▶ **Task details**:
Set the listing down again in full, word for word, with the pictures left out.

-- Given information start --

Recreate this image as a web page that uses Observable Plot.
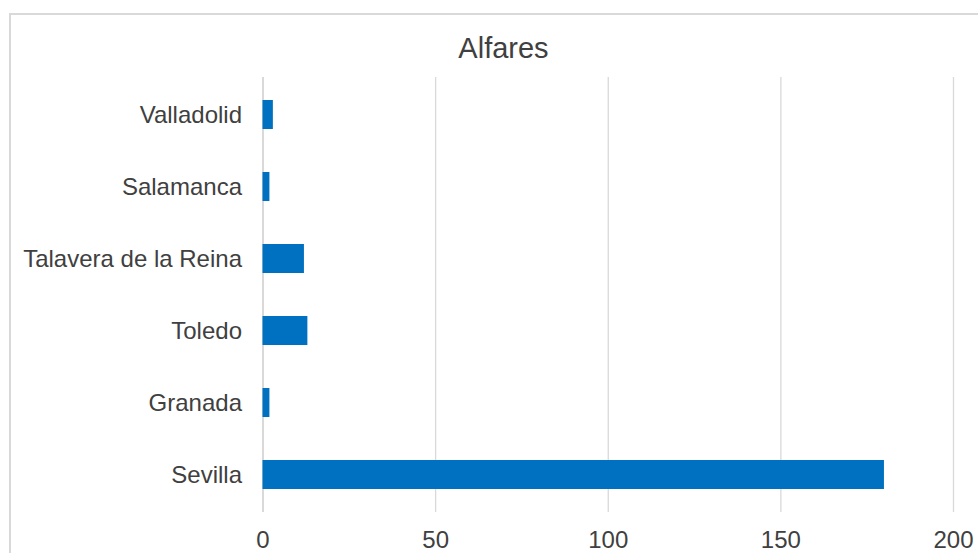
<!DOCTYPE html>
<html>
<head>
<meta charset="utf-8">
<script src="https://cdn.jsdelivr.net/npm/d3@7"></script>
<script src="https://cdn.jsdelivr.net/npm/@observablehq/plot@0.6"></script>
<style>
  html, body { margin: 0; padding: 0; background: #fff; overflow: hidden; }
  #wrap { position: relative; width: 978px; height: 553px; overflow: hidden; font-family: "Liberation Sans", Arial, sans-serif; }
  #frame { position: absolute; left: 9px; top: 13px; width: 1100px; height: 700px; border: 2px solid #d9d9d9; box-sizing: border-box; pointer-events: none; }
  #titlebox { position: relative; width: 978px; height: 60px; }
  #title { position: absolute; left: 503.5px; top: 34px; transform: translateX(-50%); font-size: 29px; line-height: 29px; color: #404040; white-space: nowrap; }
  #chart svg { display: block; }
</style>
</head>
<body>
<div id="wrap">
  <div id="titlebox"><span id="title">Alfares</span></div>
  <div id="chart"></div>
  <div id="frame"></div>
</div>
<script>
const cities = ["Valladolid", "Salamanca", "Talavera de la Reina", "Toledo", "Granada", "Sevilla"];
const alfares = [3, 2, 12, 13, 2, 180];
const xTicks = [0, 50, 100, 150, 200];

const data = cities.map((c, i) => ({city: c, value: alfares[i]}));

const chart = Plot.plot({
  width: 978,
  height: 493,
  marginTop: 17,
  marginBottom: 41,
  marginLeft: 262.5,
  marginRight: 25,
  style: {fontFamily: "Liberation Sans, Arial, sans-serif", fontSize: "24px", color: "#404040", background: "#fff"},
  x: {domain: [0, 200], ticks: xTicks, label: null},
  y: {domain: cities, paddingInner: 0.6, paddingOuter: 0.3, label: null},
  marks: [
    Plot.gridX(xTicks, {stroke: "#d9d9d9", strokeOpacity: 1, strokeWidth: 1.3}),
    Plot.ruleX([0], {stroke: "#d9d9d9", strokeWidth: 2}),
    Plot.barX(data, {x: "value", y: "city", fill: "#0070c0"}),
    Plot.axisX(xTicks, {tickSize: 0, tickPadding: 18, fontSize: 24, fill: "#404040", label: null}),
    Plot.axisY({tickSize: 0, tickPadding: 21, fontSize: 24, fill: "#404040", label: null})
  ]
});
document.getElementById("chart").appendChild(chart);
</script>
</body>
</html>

-- Given information end --

▶ **Output of the exercise**:
Recreate this image as a web page that uses Observable Plot.
<!DOCTYPE html>
<html>
<head>
<meta charset="utf-8">
<script src="https://cdn.jsdelivr.net/npm/d3@7"></script>
<script src="https://cdn.jsdelivr.net/npm/@observablehq/plot@0.6"></script>
<style>
  html, body { margin: 0; padding: 0; background: #fff; overflow: hidden; }
  #wrap { position: relative; width: 978px; height: 553px; overflow: hidden; font-family: "Liberation Sans", Arial, sans-serif; }
  #frame { position: absolute; left: 9px; top: 13px; width: 1100px; height: 700px; border: 2px solid #d9d9d9; box-sizing: border-box; pointer-events: none; }
  #titlebox { position: relative; width: 978px; height: 60px; }
  #title { position: absolute; left: 503.5px; top: 34px; transform: translateX(-50%); font-size: 29px; line-height: 29px; color: #404040; white-space: nowrap; }
  #chart svg { display: block; }
</style>
</head>
<body>
<div id="wrap">
  <div id="titlebox"><span id="title">Alfares</span></div>
  <div id="chart"></div>
  <div id="frame"></div>
</div>
<script>
const cities = ["Valladolid", "Salamanca", "Talavera de la Reina", "Toledo", "Granada", "Sevilla"];
const alfares = [3, 2, 12, 13, 2, 180];
const xTicks = [0, 50, 100, 150, 200];

const data = cities.map((c, i) => ({city: c, value: alfares[i]}));

const chart = Plot.plot({
  width: 978,
  height: 493,
  marginTop: 17,
  marginBottom: 41,
  marginLeft: 262.5,
  marginRight: 25,
  style: {fontFamily: "Liberation Sans, Arial, sans-serif", fontSize: "24px", color: "#404040", background: "#fff"},
  x: {domain: [0, 200], ticks: xTicks, label: null},
  y: {domain: cities, paddingInner: 0.6, paddingOuter: 0.3, label: null},
  marks: [
    Plot.gridX(xTicks, {stroke: "#d9d9d9", strokeOpacity: 1, strokeWidth: 1.3}),
    Plot.ruleX([0], {stroke: "#d9d9d9", strokeWidth: 2}),
    Plot.barX(data, {x: "value", y: "city", fill: "#0070c0"}),
    Plot.axisX(xTicks, {tickSize: 0, tickPadding: 18, fontSize: 24, fill: "#404040", label: null}),
    Plot.axisY({tickSize: 0, tickPadding: 21, fontSize: 24, fill: "#404040", label: null})
  ]
});
document.getElementById("chart").appendChild(chart);
</script>
</body>
</html>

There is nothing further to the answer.